start
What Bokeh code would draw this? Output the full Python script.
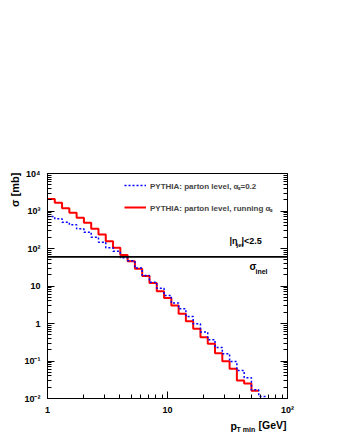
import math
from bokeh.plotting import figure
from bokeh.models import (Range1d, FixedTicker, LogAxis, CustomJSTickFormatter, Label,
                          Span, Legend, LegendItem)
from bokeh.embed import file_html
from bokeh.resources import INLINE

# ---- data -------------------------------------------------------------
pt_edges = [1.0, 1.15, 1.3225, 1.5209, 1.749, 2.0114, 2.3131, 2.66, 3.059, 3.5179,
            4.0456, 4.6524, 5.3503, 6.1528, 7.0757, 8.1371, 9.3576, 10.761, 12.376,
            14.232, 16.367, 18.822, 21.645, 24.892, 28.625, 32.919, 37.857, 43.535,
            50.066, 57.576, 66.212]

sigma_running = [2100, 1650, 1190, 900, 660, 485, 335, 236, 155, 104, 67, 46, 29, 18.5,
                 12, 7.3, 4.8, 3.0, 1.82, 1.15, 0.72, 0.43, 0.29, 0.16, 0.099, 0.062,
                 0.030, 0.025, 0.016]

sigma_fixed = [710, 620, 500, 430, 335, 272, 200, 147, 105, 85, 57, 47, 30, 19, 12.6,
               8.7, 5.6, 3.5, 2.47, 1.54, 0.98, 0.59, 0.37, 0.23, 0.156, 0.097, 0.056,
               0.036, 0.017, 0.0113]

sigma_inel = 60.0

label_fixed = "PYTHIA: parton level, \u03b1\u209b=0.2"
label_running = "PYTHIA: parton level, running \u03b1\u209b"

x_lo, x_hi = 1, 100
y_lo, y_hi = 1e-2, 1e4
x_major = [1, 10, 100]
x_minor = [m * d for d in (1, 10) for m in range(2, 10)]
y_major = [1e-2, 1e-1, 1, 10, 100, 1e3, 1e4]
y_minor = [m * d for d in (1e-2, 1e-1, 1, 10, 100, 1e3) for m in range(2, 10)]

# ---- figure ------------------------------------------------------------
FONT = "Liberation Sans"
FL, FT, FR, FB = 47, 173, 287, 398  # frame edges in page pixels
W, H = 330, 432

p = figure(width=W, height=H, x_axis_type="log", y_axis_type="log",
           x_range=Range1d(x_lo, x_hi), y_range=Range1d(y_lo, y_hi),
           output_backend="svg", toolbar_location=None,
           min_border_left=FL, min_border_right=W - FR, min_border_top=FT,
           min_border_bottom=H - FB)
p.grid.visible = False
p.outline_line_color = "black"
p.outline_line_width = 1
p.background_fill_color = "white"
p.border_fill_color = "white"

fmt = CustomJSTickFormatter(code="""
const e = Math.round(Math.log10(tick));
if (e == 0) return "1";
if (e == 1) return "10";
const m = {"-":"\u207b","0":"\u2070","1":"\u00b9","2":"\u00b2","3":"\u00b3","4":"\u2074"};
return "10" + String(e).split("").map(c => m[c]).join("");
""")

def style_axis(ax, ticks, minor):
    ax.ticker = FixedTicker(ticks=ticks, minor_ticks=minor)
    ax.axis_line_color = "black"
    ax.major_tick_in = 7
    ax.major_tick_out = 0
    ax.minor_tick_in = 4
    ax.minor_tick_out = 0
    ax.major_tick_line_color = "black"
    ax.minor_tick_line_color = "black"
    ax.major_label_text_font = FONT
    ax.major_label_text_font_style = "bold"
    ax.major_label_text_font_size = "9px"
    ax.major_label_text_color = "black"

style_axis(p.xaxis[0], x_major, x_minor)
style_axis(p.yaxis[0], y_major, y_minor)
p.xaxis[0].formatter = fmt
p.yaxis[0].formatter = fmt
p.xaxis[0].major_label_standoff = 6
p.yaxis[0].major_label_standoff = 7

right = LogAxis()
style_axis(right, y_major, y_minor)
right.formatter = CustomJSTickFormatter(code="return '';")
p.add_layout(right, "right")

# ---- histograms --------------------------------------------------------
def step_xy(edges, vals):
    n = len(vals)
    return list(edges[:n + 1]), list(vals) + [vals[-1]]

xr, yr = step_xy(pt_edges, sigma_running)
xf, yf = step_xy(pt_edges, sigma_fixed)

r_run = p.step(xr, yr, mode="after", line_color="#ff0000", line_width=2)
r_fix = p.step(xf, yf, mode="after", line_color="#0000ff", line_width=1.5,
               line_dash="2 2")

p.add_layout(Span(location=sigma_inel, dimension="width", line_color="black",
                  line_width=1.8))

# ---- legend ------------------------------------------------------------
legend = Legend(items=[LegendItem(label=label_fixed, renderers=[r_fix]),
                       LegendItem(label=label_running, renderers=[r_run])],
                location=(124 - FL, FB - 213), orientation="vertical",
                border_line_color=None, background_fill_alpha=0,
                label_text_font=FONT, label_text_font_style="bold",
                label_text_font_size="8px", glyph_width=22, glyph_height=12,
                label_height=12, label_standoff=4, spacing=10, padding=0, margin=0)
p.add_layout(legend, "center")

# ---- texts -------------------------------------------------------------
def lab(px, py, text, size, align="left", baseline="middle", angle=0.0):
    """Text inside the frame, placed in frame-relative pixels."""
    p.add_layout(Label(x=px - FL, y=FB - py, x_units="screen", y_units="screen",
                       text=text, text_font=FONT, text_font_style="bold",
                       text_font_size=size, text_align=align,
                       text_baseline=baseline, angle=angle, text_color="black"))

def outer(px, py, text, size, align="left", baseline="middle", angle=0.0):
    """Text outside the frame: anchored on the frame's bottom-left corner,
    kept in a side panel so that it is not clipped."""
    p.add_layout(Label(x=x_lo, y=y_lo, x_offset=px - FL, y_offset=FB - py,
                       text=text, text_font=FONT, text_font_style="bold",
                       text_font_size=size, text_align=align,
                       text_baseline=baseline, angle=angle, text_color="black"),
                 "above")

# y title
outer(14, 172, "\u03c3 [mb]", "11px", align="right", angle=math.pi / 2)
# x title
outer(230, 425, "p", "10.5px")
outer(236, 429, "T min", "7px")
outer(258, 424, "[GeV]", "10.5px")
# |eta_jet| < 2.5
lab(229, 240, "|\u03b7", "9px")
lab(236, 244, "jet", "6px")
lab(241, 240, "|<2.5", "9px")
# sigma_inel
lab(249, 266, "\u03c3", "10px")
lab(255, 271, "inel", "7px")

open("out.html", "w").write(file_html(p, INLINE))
end
--- WHAT YOU WILL DO ---
Print the complete listing exactly as it stands, without its pictures.

--- RESPONSE FOR THIS EXERCISE ---
What Bokeh code would draw this? Output the full Python script.
import math
from bokeh.plotting import figure
from bokeh.models import (Range1d, FixedTicker, LogAxis, CustomJSTickFormatter, Label,
                          Span, Legend, LegendItem)
from bokeh.embed import file_html
from bokeh.resources import INLINE

# ---- data -------------------------------------------------------------
pt_edges = [1.0, 1.15, 1.3225, 1.5209, 1.749, 2.0114, 2.3131, 2.66, 3.059, 3.5179,
            4.0456, 4.6524, 5.3503, 6.1528, 7.0757, 8.1371, 9.3576, 10.761, 12.376,
            14.232, 16.367, 18.822, 21.645, 24.892, 28.625, 32.919, 37.857, 43.535,
            50.066, 57.576, 66.212]

sigma_running = [2100, 1650, 1190, 900, 660, 485, 335, 236, 155, 104, 67, 46, 29, 18.5,
                 12, 7.3, 4.8, 3.0, 1.82, 1.15, 0.72, 0.43, 0.29, 0.16, 0.099, 0.062,
                 0.030, 0.025, 0.016]

sigma_fixed = [710, 620, 500, 430, 335, 272, 200, 147, 105, 85, 57, 47, 30, 19, 12.6,
               8.7, 5.6, 3.5, 2.47, 1.54, 0.98, 0.59, 0.37, 0.23, 0.156, 0.097, 0.056,
               0.036, 0.017, 0.0113]

sigma_inel = 60.0

label_fixed = "PYTHIA: parton level, \u03b1\u209b=0.2"
label_running = "PYTHIA: parton level, running \u03b1\u209b"

x_lo, x_hi = 1, 100
y_lo, y_hi = 1e-2, 1e4
x_major = [1, 10, 100]
x_minor = [m * d for d in (1, 10) for m in range(2, 10)]
y_major = [1e-2, 1e-1, 1, 10, 100, 1e3, 1e4]
y_minor = [m * d for d in (1e-2, 1e-1, 1, 10, 100, 1e3) for m in range(2, 10)]

# ---- figure ------------------------------------------------------------
FONT = "Liberation Sans"
FL, FT, FR, FB = 47, 173, 287, 398  # frame edges in page pixels
W, H = 330, 432

p = figure(width=W, height=H, x_axis_type="log", y_axis_type="log",
           x_range=Range1d(x_lo, x_hi), y_range=Range1d(y_lo, y_hi),
           output_backend="svg", toolbar_location=None,
           min_border_left=FL, min_border_right=W - FR, min_border_top=FT,
           min_border_bottom=H - FB)
p.grid.visible = False
p.outline_line_color = "black"
p.outline_line_width = 1
p.background_fill_color = "white"
p.border_fill_color = "white"

fmt = CustomJSTickFormatter(code="""
const e = Math.round(Math.log10(tick));
if (e == 0) return "1";
if (e == 1) return "10";
const m = {"-":"\u207b","0":"\u2070","1":"\u00b9","2":"\u00b2","3":"\u00b3","4":"\u2074"};
return "10" + String(e).split("").map(c => m[c]).join("");
""")

def style_axis(ax, ticks, minor):
    ax.ticker = FixedTicker(ticks=ticks, minor_ticks=minor)
    ax.axis_line_color = "black"
    ax.major_tick_in = 7
    ax.major_tick_out = 0
    ax.minor_tick_in = 4
    ax.minor_tick_out = 0
    ax.major_tick_line_color = "black"
    ax.minor_tick_line_color = "black"
    ax.major_label_text_font = FONT
    ax.major_label_text_font_style = "bold"
    ax.major_label_text_font_size = "9px"
    ax.major_label_text_color = "black"

style_axis(p.xaxis[0], x_major, x_minor)
style_axis(p.yaxis[0], y_major, y_minor)
p.xaxis[0].formatter = fmt
p.yaxis[0].formatter = fmt
p.xaxis[0].major_label_standoff = 6
p.yaxis[0].major_label_standoff = 7

right = LogAxis()
style_axis(right, y_major, y_minor)
right.formatter = CustomJSTickFormatter(code="return '';")
p.add_layout(right, "right")

# ---- histograms --------------------------------------------------------
def step_xy(edges, vals):
    n = len(vals)
    return list(edges[:n + 1]), list(vals) + [vals[-1]]

xr, yr = step_xy(pt_edges, sigma_running)
xf, yf = step_xy(pt_edges, sigma_fixed)

r_run = p.step(xr, yr, mode="after", line_color="#ff0000", line_width=2)
r_fix = p.step(xf, yf, mode="after", line_color="#0000ff", line_width=1.5,
               line_dash="2 2")

p.add_layout(Span(location=sigma_inel, dimension="width", line_color="black",
                  line_width=1.8))

# ---- legend ------------------------------------------------------------
legend = Legend(items=[LegendItem(label=label_fixed, renderers=[r_fix]),
                       LegendItem(label=label_running, renderers=[r_run])],
                location=(124 - FL, FB - 213), orientation="vertical",
                border_line_color=None, background_fill_alpha=0,
                label_text_font=FONT, label_text_font_style="bold",
                label_text_font_size="8px", glyph_width=22, glyph_height=12,
                label_height=12, label_standoff=4, spacing=10, padding=0, margin=0)
p.add_layout(legend, "center")

# ---- texts -------------------------------------------------------------
def lab(px, py, text, size, align="left", baseline="middle", angle=0.0):
    """Text inside the frame, placed in frame-relative pixels."""
    p.add_layout(Label(x=px - FL, y=FB - py, x_units="screen", y_units="screen",
                       text=text, text_font=FONT, text_font_style="bold",
                       text_font_size=size, text_align=align,
                       text_baseline=baseline, angle=angle, text_color="black"))

def outer(px, py, text, size, align="left", baseline="middle", angle=0.0):
    """Text outside the frame: anchored on the frame's bottom-left corner,
    kept in a side panel so that it is not clipped."""
    p.add_layout(Label(x=x_lo, y=y_lo, x_offset=px - FL, y_offset=FB - py,
                       text=text, text_font=FONT, text_font_style="bold",
                       text_font_size=size, text_align=align,
                       text_baseline=baseline, angle=angle, text_color="black"),
                 "above")

# y title
outer(14, 172, "\u03c3 [mb]", "11px", align="right", angle=math.pi / 2)
# x title
outer(230, 425, "p", "10.5px")
outer(236, 429, "T min", "7px")
outer(258, 424, "[GeV]", "10.5px")
# |eta_jet| < 2.5
lab(229, 240, "|\u03b7", "9px")
lab(236, 244, "jet", "6px")
lab(241, 240, "|<2.5", "9px")
# sigma_inel
lab(249, 266, "\u03c3", "10px")
lab(255, 271, "inel", "7px")

open("out.html", "w").write(file_html(p, INLINE))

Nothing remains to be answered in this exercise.